Au lycée, l’ambient et en particulier l’album Bad Vibes de Shlohmo marquent le jeune musicien déjà désabusé, « notamment dans l’utilisation qui y est faite de la guitare, sur quelques accords très simples en boucle. On peut faire varier une note selon des facteurs différents, la spatialisation, plein de subtilités… » Il en tire des envies nouvelles, et des expérimentations, dont celle de « jouer avec des instruments désaccordés. C’est un bon exercice pour prêter attention au son en lui-même ». Une passion du détail et du réel que Virgile développe à travers le field recording, inspiré par les environnements naturels hors des villes, qu’il vient teinter d’artefacts numériques, en bon enfant d’une génération qui a trouvé refuge dans les jeux vidéo et les réseaux virtuels, « une fuite de la réalité, seul·e chez soi derrière son ordinateur ou son téléphone ».
Après quelques projets précédents qu’il juge non aboutis et efface finalement des internets, cette première sortie en tant que Virgile consacre la naissance d’une identité artistique plus affirmée. Mais s’il utilise désormais son propre prénom, « il ne s’agit pas de moi.
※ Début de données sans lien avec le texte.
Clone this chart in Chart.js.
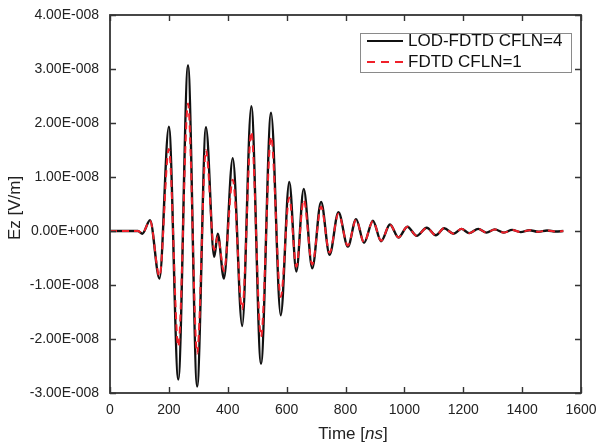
<!DOCTYPE html>
<html>
<head>
<meta charset="utf-8">
<script src="https://cdn.jsdelivr.net/npm/chart.js@4.4.1/dist/chart.umd.min.js"></script>
<style>
    html, body { margin: 0; padding: 0; background: #fff; }
    #wrap { width: 597px; height: 444px; }
</style>
</head>
<body>
<div id="wrap"><canvas id="ez-chart" width="597" height="444"></canvas></div>
<script>
// values, field in units of 1e-8 V/m
const UNIT = 1e-8;
const timeNs = [0, 95, 110, 136, 168, 200, 232, 265, 296, 326, 354, 366, 387, 417, 449, 480, 513, 547, 580, 609,
    633, 658, 687, 717, 746, 776, 808, 836, 863, 893, 921, 951, 980, 1010, 1042, 1076, 1107, 1135, 1167, 1194,
    1220, 1251, 1279, 1307, 1338, 1366, 1395, 1425, 1455, 1485, 1515, 1540];
const lodFdtd = [0, 0, -0.05, 0.20, -0.88, 1.93, -2.75, 3.07, -2.88, 1.92, -0.48, -0.05, -0.88, 1.35, -1.76, 2.31, -2.46, 2.19, -1.56, 0.91,
    -0.75, 0.78, -0.69, 0.54, -0.44, 0.35, -0.29, 0.22, -0.22, 0.19, -0.19, 0.12, -0.12, 0.08, -0.09, 0.06, -0.08, 0.05, -0.05, 0.04,
    -0.04, 0.04, -0.03, 0.03, -0.03, 0.02, -0.02, 0.015, -0.015, 0.01, -0.01, 0];
const fdtd = [0, 0, -0.04, 0.19, -0.84, 1.52, -2.14, 2.36, -2.27, 1.50, -0.35, -0.10, -0.74, 0.95, -1.45, 1.84, -1.96, 1.75, -1.22, 0.62,
    -0.66, 0.58, -0.62, 0.45, -0.40, 0.32, -0.27, 0.21, -0.21, 0.18, -0.18, 0.12, -0.12, 0.08, -0.09, 0.06, -0.08, 0.05, -0.05, 0.04,
    -0.04, 0.04, -0.03, 0.03, -0.03, 0.02, -0.02, 0.015, -0.015, 0.01, -0.01, 0];

const seriesNames = ["LOD-FDTD CFLN=4", "FDTD CFLN=1"];
const xTicks = [0, 200, 400, 600, 800, 1000, 1200, 1400, 1600];
const yTicks = [-3e-8, -2e-8, -1e-8, 0, 1e-8, 2e-8, 3e-8, 4e-8];
const yTickLabels = ["-3.00E-008", "-2.00E-008", "-1.00E-008", "0.00E+000", "1.00E-008", "2.00E-008", "3.00E-008", "4.00E-008"];

const FONT = "'Liberation Sans', Arial, sans-serif";
const RED = "#f0202a";

function toPoints(values) {
    return timeNs.map((t, i) => ({x: t, y: values[i] * UNIT}));
}

// frame with inward ticks on all four sides
const framePlugin = {
    id: "frame",
    afterDatasetsDraw(chart) {
        const ctx = chart.ctx;
        const a = chart.chartArea;
        const xs = chart.scales.x, ys = chart.scales.y;
        ctx.save();
        ctx.strokeStyle = "#333";
        ctx.lineWidth = 1.8;
        ctx.strokeRect(a.left, a.top, a.right - a.left, a.bottom - a.top);
        ctx.lineWidth = 1.4;
        ctx.beginPath();
        xTicks.forEach(v => {
            const px = Math.round(xs.getPixelForValue(v)) + 0.5;
            ctx.moveTo(px, a.bottom); ctx.lineTo(px, a.bottom - 6);
            ctx.moveTo(px, a.top); ctx.lineTo(px, a.top + 6);
        });
        yTicks.forEach(v => {
            const py = Math.round(ys.getPixelForValue(v)) + 0.5;
            ctx.moveTo(a.left, py); ctx.lineTo(a.left + 6, py);
            ctx.moveTo(a.right, py); ctx.lineTo(a.right - 6, py);
        });
        ctx.stroke();
        ctx.restore();
    }
};

// legend box in the top right, axis titles
const labelPlugin = {
    id: "labels",
    afterDraw(chart) {
        const ctx = chart.ctx;
        ctx.save();
        // legend
        ctx.strokeStyle = "#8a8a8a";
        ctx.lineWidth = 1;
        ctx.strokeRect(360.5, 33.5, 211, 39);
        ctx.font = "17px " + FONT;
        ctx.fillStyle = "#111";
        ctx.textBaseline = "middle";
        ctx.textAlign = "left";
        ctx.lineWidth = 2;
        ctx.strokeStyle = "#111";
        ctx.beginPath(); ctx.moveTo(367, 41); ctx.lineTo(403, 41); ctx.stroke();
        ctx.fillText(seriesNames[0], 408, 41);
        ctx.strokeStyle = RED;
        ctx.setLineDash([8, 6]);
        ctx.beginPath(); ctx.moveTo(367, 62); ctx.lineTo(405, 62); ctx.stroke();
        ctx.setLineDash([]);
        ctx.fillText(seriesNames[1], 408, 62);

        // x title: Time [ns] with italic ns
        const parts = [["Time [", ""], ["ns", "italic "], ["]", ""]];
        let total = 0;
        parts.forEach(p => { ctx.font = p[1] + "17px " + FONT; total += ctx.measureText(p[0]).width; });
        let x = 353 - total / 2;
        ctx.fillStyle = "#222";
        parts.forEach(p => {
            ctx.font = p[1] + "17px " + FONT;
            ctx.fillText(p[0], x, 434);
            x += ctx.measureText(p[0]).width;
        });

        // y title
        ctx.translate(15, 208);
        ctx.rotate(-Math.PI / 2);
        ctx.textAlign = "center";
        ctx.font = "17px " + FONT;
        ctx.fillText("Ez [V/m]", 0, 0);
        ctx.restore();
    }
};

const ezChart = new Chart(document.getElementById("ez-chart"), {
    type: "line",
    data: {
        datasets: [{
            label: seriesNames[1],
            data: toPoints(fdtd),
            borderColor: RED,
            borderWidth: 2,
            borderDash: [7, 5],
            pointRadius: 0,
            cubicInterpolationMode: "monotone",
            fill: false,
            order: 0
        }, {
            label: seriesNames[0],
            data: toPoints(lodFdtd),
            borderColor: "#111",
            borderWidth: 2.4,
            pointRadius: 0,
            cubicInterpolationMode: "monotone",
            fill: false,
            order: 1
        }]
    },
    options: {
        responsive: false,
        animation: false,
        devicePixelRatio: 1,
        layout: {padding: {top: 15, right: 16, left: 0, bottom: 0}},
        plugins: {legend: {display: false}, tooltip: {enabled: false}},
        scales: {
            x: {
                type: "linear",
                min: 0,
                max: 1600,
                afterBuildTicks: (scale) => { scale.ticks = xTicks.map(v => ({value: v})); },
                afterFit: (scale) => {
                    scale.height = 51;
                    scale.paddingLeft = 0;
                    scale.paddingRight = 0;
                },
                grid: {display: false, drawTicks: false},
                border: {display: false},
                ticks: {
                    padding: 9,
                    color: "#222",
                    font: {family: FONT, size: 14},
                    maxRotation: 0,
                    callback: (value) => String(value)
                }
            },
            y: {
                type: "linear",
                min: -3e-8,
                max: 4e-8,
                afterBuildTicks: (scale) => { scale.ticks = yTicks.map(v => ({value: v})); },
                afterFit: (scale) => {
                    scale.width = 110;
                    scale.paddingTop = 0;
                    scale.paddingBottom = 0;
                },
                grid: {display: false, drawTicks: false},
                border: {display: false},
                ticks: {
                    padding: 11,
                    color: "#222",
                    font: {family: FONT, size: 14},
                    callback: (value, index) => yTickLabels[index]
                }
            }
        }
    },
    plugins: [framePlugin, labelPlugin]
});
</script>
</body>
</html>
On met forcément de soi dans ce qu’on raconte, mais exposer son intimité dans la forme la plus brute aux autres, ce n’est pas toujours agréable. Il faut transposer son histoire dans une narration, dans une histoire ». Une quête d’universalité qui entend aller au-delà des tendances, de l’esthétique, des goûts et des couleurs de l’époque, pour toucher à plus grand que soi. La recherche d’une musique hors du temps, et clairement hors des 4-temps.